Training-Free Efficient Video Generation via Dynamic Token Carving

TL;DR

This work tackles the heavy computational burden of diffusion-based video generation using Diffusion Transformers by introducing Jenga, a training-free inference pipeline that combines dynamic token carving with Progressive Resolution. Block-wise Attention Carving uses a space-filling curve ordering to sparsify attention via block masks, while Progressive Resolution decouples content generation from detail refinement across staged latencies, aided by a Text-Attention Amplifier and case-agnostic timestep skipping. The approach yields up to $8.83\times$ speedups across multiple state-of-the-art DiT models with minimal quality loss and shows strong cross-model generalizability, including T2V, I2V, and distilled variants, on single- and multi-GPU setups. Practically, Jenga enables high-quality, real-time-friendly video generation on modern hardware without retraining, significantly broadening the applicability of diffusion-based video synthesis.

Abstract

Despite the remarkable generation quality of video Diffusion Transformer (DiT) models, their practical deployment is severely hindered by extensive computational requirements. This inefficiency stems from two key challenges: the quadratic complexity of self-attention with respect to token length and the multi-step nature of diffusion models. To address these limitations, we present Jenga, a novel inference pipeline that combines dynamic attention carving with progressive resolution generation. Our approach leverages two key insights: (1) early denoising steps do not require high-resolution latents, and (2) later steps do not require dense attention. Jenga introduces a block-wise attention mechanism that dynamically selects relevant token interactions using 3D space-filling curves, alongside a progressive resolution strategy that gradually increases latent resolution during generation. Experimental results demonstrate that Jenga achieves substantial speedups across multiple state-of-the-art video diffusion models while maintaining comparable generation quality (8.83$\times$ speedup with 0.01\% performance drop on VBench). As a plug-and-play solution, Jenga enables practical, high-quality video generation on modern hardware by reducing inference time from minutes to seconds -- without requiring model retraining.

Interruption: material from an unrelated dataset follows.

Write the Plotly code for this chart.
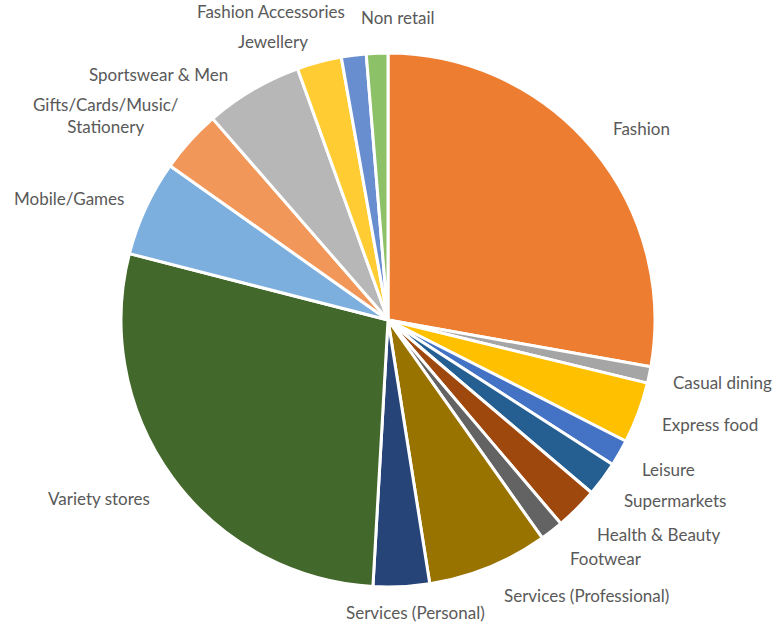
import math
import plotly.graph_objects as go

# Share of units by retail category (%)
categories = [
    "Fashion", "Casual dining", "Express food", "Leisure", "Supermarkets",
    "Health & Beauty", "Footwear", "Services (Professional)", "Services (Personal)",
    "Variety stores", "Mobile/Games", "Gifts/Cards/Music/<br>Stationery",
    "Sportswear & Men", "Jewellery", "Fashion Accessories", "Non retail",
]
shares = [27.8, 1.0, 3.7, 1.6, 2.1, 2.6, 1.4, 7.3, 3.4, 28.1, 5.8, 3.8, 5.9, 2.7, 1.5, 1.3]
colors = [
    "#ED7D31", "#A5A5A5", "#FFC000", "#4472C4", "#255E91", "#9E480E", "#636363",
    "#997300", "#264478", "#43682B", "#7CAFDD", "#F1975A", "#B7B7B7", "#FFCD33",
    "#698ED0", "#8CC168",
]

W, H = 775, 627
CX, CY, R = 388, 320, 267  # pie centre and radius in pixels

fig = go.Figure(go.Pie(
    labels=categories,
    values=shares,
    sort=False,
    direction="clockwise",
    rotation=0,
    textinfo="none",
    hoverinfo="label+percent",
    marker=dict(colors=colors, line=dict(color="white", width=3)),
    domain=dict(x=[(CX - R) / W, (CX + R) / W], y=[(H - CY - R) / H, (H - CY + R) / H]),
    showlegend=False,
))

# Category labels just outside each slice, along its mid-angle
label_nudge = {  # pixel shifts (x right, y up) so labels do not collide
    "Fashion": (2, -6),
    "Casual dining": (1, -3),
    "Express food": (2, 8),
    "Leisure": (2, 7),
    "Supermarkets": (2, 4),
    "Health & Beauty": (3, 2),
    "Footwear": (3, 2),
    "Services (Professional)": (5, 4),
    "Services (Personal)": (13, 8),
    "Variety stores": (-3, 4),
    "Gifts/Cards/Music/<br>Stationery": (7, -12),
    "Sportswear & Men": (-12, -16),
    "Jewellery": (-41, -13),
    "Fashion Accessories": (-80, 10),
    "Non retail": (22, 2),
}
total = sum(shares)
cum = 0.0
annotations = []
for name, v in zip(categories, shares):
    mid = (cum + v / 2) / total * 2 * math.pi
    cum += v
    s, c = math.sin(mid), math.cos(mid)
    rr = R * 1.08
    px, py = CX + rr * s, CY - rr * c
    xa = "left" if s > 0.3 else ("right" if s < -0.3 else "center")
    ya = "bottom" if c > 0.45 else ("top" if c < -0.3 else "middle")
    dx, dy = label_nudge.get(name, (0, 0))
    annotations.append(dict(
        x=px / W, y=1 - py / H, xref="paper", yref="paper",
        text=name, showarrow=False, xanchor=xa, yanchor=ya, align="center",
        xshift=dx, yshift=dy,
        font=dict(family="Lato, Open Sans, sans-serif", size=17, color="#595959"),
    ))

fig.update_layout(
    width=W, height=H,
    margin=dict(l=0, r=0, t=0, b=0),
    paper_bgcolor="white",
    plot_bgcolor="white",
    annotations=annotations,
)

fig.write_html("out.html")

Code: https://github.com/dvlab-research/Jenga

Figures (18)

• Figure 1: Jenga generates high-quality videos with an efficient DiT inference pipeline. (a): Extremely sparse attention can preserve details in generated videos. (b): We minimize token interactions via dynamic sparse attention with a progressive resolution design. We present videos generated by Jenga (sub-sampled 48 frames) among different models, marked with the DiT latency and relative speedup rate. Please use Adobe Acrobat Reader for a live video visualization.
• Figure 2: Overview of Jenga. The left part illustrates the attention carving. A 3D video latent is partitioned into local blocks before being passed to the Transformer layers. A block-wise attention is processed to get a head-aware sparse block-selection masks. In each selected block, dense parallel attention is performed. The right part illustrates the Progressive Resolution strategy. The number of tokens and timesteps is compressed to ensure an efficient generation.
• Figure 3: Attention Carving (AttenCarve). Here we illustrate a toy example of a $4\times4\times4$ latent, where $m=8$ latent items form a block. Left: The latent 3D re-ordering and block partition via space filling curves (SFC). Right: After the block-wise attention in \ref{['eq:block_atten']}, we can construct the Importance Mask, combined with the pre-computed Condition Mask and Adjacency Mask, a block-wise dense attention mask is passed to the customized kernel for device-efficient attention.
• Figure 4: Progressive Resolusion (ProRes). Left: A brief illustration of stage switch and timestep skip. Before the rescale in stage $s$, we revert the latent to a clean state $\hat{x}^{s}_0$, then re-noise on the upsampled clean latent. Right & Bottom: We add a bias on the video-text attention score, to enable a scalable Field of View (FOV) in low-resolution content generation.
• Figure 5: Qualitative comparisons. (a): Jenga maintains strong semantic performance while producing high-quality videos. (b): Examples across multiple Jenga settings, we also demonstrate how the text-amplifier stabilizes Field of View (FOV) across different initial resolutions.